/---

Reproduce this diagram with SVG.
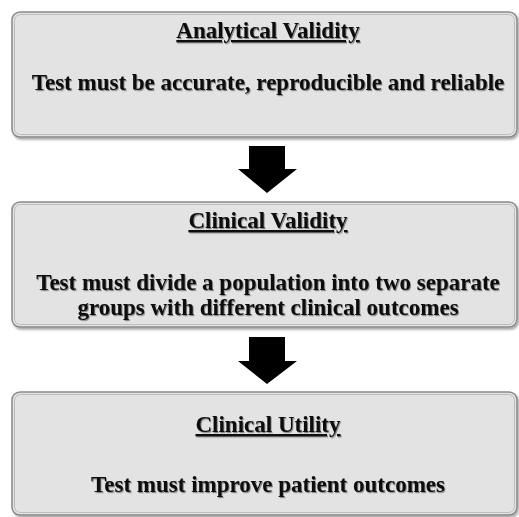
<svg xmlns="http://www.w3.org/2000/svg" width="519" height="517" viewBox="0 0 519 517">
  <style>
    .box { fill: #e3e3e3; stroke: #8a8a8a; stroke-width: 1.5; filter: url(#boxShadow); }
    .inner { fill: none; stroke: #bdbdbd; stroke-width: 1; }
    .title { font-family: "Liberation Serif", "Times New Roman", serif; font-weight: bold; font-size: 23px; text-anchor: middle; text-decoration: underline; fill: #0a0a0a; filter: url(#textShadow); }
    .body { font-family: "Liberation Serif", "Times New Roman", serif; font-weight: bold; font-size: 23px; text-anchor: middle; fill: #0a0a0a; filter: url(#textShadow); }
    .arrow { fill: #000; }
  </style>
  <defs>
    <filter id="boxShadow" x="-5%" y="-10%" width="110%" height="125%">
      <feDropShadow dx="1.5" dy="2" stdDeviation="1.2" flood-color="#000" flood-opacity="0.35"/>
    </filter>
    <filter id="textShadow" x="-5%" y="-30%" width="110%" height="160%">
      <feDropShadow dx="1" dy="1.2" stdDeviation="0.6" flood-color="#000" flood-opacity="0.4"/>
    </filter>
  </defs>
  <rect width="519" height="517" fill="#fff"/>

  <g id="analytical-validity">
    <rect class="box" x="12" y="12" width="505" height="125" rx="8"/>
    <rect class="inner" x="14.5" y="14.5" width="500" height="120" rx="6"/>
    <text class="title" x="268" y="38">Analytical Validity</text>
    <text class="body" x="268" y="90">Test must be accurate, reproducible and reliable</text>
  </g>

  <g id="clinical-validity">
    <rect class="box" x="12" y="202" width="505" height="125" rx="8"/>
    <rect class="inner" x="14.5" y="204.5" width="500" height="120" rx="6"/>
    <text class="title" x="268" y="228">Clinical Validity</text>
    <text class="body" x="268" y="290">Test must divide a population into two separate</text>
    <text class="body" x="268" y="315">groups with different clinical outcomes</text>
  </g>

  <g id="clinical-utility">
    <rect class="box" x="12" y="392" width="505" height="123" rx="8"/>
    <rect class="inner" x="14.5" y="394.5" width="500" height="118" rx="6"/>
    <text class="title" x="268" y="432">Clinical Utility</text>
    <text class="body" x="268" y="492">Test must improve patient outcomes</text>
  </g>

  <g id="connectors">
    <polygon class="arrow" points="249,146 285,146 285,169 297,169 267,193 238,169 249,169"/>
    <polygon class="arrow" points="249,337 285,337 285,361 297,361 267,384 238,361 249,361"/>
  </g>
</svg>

\---

Task instructions:
Your answer should be a single number: the count of lines in the listing that contain the word "with".

Exercise output:
2